Coast Guard commissions Cutter Oliver Berry in Hawaii

Crewmembers man the rails aboard the Coast Guard Cutter Oliver Berry (WPC 1124) as aircrews from Coast Guard Air Station Barbers Point conduct a fly-over in two MH-65 Dolphin helicopters during a commissioning ceremony at Coast Guard Base Honolulu, Oct. 31, 2017. The Oliver Berry is the first of the three Honolulu-based Fast Response Cutters that will primarily serve the main Hawaiian Islands. (U.S. Coast Guard photo by Petty Officer 2nd Class Tara Molle/Released)

Crewmembers man the rails aboard the Coast Guard Cutter Oliver Berry as aircrews from Coast Guard Air Station Barbers Point conduct a fly-over in two MH-65 Dolphin helicopters during a commissioning ceremony at Coast Guard Base Honolulu, Oct. 31, 2017. T(U.S. Coast Guard photo by Petty Officer 2nd Class Tara Molle/Released)

HONOLULU — The Coast Guard Cutter Oliver Berry (WPC 1124), Hawaii’s first Sentinel-class cutter, was commissioned into service at Coast Guard Base Honolulu, Tuesday.

Vice Adm.
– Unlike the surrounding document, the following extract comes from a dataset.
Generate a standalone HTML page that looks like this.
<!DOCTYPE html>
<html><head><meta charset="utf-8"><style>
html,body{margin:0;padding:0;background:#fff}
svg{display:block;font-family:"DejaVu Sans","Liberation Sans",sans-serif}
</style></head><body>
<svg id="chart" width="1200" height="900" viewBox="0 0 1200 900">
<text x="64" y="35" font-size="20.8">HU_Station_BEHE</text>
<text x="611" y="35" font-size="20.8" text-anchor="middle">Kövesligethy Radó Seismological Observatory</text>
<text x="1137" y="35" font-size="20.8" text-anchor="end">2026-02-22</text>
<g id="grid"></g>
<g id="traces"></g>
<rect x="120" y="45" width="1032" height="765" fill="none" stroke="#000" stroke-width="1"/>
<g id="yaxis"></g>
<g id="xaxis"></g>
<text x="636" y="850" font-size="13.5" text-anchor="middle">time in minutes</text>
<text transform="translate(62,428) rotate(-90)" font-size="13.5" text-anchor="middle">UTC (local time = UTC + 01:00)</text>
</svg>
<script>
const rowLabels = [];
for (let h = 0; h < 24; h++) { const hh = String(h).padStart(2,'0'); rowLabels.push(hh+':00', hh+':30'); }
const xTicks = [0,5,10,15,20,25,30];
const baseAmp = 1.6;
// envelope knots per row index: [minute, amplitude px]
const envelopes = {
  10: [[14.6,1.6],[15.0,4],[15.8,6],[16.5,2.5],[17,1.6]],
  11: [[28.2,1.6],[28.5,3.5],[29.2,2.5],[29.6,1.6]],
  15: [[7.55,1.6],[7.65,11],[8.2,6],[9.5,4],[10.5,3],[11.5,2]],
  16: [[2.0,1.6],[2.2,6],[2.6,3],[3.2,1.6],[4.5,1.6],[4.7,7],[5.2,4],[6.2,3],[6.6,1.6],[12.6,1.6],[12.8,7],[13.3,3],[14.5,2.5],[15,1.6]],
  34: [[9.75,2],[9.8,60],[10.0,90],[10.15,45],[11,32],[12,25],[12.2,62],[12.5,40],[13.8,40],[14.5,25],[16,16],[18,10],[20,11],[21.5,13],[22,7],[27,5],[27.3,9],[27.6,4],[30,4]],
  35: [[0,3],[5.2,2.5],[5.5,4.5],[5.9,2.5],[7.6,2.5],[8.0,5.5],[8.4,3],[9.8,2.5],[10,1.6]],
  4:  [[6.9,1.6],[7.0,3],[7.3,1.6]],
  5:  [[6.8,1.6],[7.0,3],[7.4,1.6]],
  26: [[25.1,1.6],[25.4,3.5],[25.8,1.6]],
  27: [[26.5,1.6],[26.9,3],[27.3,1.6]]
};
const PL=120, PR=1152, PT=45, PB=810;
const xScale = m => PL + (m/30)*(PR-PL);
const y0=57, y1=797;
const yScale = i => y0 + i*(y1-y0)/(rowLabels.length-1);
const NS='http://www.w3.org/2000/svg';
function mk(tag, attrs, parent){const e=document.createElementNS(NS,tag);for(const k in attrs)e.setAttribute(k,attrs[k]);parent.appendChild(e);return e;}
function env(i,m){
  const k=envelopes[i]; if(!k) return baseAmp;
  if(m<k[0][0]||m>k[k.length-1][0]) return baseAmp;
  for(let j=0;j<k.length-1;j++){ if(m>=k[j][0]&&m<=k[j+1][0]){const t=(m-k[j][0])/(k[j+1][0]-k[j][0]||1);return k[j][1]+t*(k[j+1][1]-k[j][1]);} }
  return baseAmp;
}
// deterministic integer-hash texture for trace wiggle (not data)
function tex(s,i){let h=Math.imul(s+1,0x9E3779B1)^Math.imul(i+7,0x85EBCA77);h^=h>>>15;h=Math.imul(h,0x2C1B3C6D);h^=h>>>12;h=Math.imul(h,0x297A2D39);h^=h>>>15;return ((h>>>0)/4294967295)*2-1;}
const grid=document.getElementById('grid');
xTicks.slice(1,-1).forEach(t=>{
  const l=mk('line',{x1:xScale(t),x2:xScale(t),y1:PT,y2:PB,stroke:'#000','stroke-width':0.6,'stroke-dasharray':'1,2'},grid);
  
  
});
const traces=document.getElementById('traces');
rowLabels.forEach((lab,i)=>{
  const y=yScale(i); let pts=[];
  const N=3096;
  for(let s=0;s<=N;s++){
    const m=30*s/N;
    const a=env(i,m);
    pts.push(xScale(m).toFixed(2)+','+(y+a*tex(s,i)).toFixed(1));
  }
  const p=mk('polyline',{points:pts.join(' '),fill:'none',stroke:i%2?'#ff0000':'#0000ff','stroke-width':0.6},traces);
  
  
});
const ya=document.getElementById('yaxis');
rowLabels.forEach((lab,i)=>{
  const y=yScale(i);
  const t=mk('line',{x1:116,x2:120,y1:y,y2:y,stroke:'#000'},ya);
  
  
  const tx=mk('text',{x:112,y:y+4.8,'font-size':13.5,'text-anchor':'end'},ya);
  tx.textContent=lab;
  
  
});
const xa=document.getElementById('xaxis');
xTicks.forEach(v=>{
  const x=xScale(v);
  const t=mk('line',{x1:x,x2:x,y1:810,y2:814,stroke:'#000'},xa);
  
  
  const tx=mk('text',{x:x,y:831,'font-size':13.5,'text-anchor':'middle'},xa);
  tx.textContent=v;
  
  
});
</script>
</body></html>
Fred M. Midgette, commander, Coast Guard Pacific Area, presided over the ceremony accepting the first of three 154-foot fast response cutters to be stationed in Hawaii.
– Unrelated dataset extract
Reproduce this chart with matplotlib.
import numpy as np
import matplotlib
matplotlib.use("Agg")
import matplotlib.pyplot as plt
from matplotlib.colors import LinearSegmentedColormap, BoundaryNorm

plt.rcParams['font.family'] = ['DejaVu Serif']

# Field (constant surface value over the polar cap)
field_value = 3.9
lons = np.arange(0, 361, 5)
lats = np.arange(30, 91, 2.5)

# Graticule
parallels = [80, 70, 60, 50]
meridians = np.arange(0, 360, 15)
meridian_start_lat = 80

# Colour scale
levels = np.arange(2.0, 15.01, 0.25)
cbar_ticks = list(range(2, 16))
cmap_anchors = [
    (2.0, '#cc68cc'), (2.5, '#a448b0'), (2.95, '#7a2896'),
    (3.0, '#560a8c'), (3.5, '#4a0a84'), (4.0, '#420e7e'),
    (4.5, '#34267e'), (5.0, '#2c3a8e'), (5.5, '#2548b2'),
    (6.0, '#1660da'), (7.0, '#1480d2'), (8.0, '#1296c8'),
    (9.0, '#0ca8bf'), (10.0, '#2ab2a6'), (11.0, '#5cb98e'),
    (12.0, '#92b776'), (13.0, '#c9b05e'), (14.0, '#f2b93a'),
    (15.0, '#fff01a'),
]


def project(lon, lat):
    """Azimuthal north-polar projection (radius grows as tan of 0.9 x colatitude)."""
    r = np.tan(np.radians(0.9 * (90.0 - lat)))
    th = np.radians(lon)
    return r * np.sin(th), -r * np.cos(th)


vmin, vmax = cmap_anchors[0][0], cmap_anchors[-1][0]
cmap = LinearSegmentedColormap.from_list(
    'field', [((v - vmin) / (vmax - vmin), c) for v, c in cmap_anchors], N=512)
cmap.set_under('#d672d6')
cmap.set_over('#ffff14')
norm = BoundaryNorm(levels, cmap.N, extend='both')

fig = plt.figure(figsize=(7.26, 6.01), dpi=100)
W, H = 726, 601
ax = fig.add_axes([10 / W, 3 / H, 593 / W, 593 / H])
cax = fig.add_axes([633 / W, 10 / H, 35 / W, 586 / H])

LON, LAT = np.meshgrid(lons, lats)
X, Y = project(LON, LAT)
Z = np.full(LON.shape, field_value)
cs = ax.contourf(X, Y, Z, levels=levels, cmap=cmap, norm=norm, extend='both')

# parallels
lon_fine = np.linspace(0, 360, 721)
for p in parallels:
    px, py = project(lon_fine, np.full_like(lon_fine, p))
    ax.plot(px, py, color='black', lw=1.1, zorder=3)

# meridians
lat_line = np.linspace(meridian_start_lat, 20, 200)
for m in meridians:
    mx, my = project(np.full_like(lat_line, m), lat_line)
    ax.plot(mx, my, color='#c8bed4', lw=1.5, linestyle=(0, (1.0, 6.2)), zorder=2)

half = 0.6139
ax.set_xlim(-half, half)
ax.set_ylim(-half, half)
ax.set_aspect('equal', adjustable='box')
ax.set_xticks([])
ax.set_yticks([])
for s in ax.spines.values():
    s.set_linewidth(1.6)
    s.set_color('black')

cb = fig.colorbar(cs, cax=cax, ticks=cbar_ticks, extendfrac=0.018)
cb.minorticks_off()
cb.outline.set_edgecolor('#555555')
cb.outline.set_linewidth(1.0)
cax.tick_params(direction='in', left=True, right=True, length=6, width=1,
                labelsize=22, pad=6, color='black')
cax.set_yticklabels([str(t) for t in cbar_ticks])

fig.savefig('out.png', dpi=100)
The cutter’s sponsor Susan Hansen, who is a distant cousin of Oliver Berry was also in attendance for the ceremony.

“It’s a great opportunity to honor Chief Petty Officer Oliver Berry’s legacy by commissioning this new cutter and engaging in the wide variety of Coast Guard missions of search and rescue, fisheries law enforcement, marine safety and security, among many others conducted in and around the Hawaiian Islands,” said Lt. Ken Franklin, commanding officer of Oliver Berry. “I am constantly impressed as I learn more about Oliver Berry through this commissioning process such as his resourcefulness and leadership in developing the specialty of aviation maintenance. The cutter helps cement the strong bond between our aviation and afloat communities and it’s a privilege to be a part of her plankowner crew and carry Oliver Berry’s legacy forward into the 21st century.”

The Oliver Berry is the first of three Honolulu-based FRCs that will primarily serve the main Hawaiian Islands.

The cutter is named after Chief Petty Officer Oliver Fuller Berry, a South Carolina native and graduate of the Citadel. He was a highly skilled helicopter mechanic working on early Coast Guard aircraft. Berry was also one of the world’s first experts on the maintenance of helicopters and served as lead instructor at the first military helicopter training unit, the Rotary Wing Development Unit which was established at Coast Guard Air Station Elizabeth City, North Carolina, in 1946. He also helped develop the helicopter rescue hoist.

Berry had an extensive career spanning much of the globe. He was involved in a helicopter rescue out of Newfoundland that earned him a commendation and the Belgian Silver Medal of the Order of Leopold II. In this case, Berry was able to quickly disassemble a helicopter in Brooklyn, New York, which was then flown to Gander, Newfoundland, in a cargo plane where he then reassembled it in time for the rescue crew to find and save 18 survivors of a crash aboard a Belgian Sabena DC-4 commercial airliner.

The Coast Guard is acquiring 58 FRCs to replace the 110-foot Island-class patrol boats. The FRCs are designed for missions including search and rescue; fisheries enforcement; drug and migrant interdiction; ports, waterways and coastal security; and national defense. The Coast Guard took delivery of Oliver Berry June 27 in Key West. The crew then transited more than 8,400 miles (7,300 nautical miles) to Hawaii.

The cutters are designed to patrol coastal regions and feature advanced command, control, communications, computers, intelligence, surveillance and reconnaissance equipment, including the ability to launch and recover standardized small boats from the stern.

There will be three fast response cutters stationed here at Base Honolulu by the spring of 2019.

These cutters with their improved effectiveness in search and rescue will make the waters around the main Hawaiian Islands a much safer place for recreational boaters and users of the waterway. They greatly improve our on water presence with each providing over 7,500 operational hours, a 40 percent increase over the 110-foot patrol boats.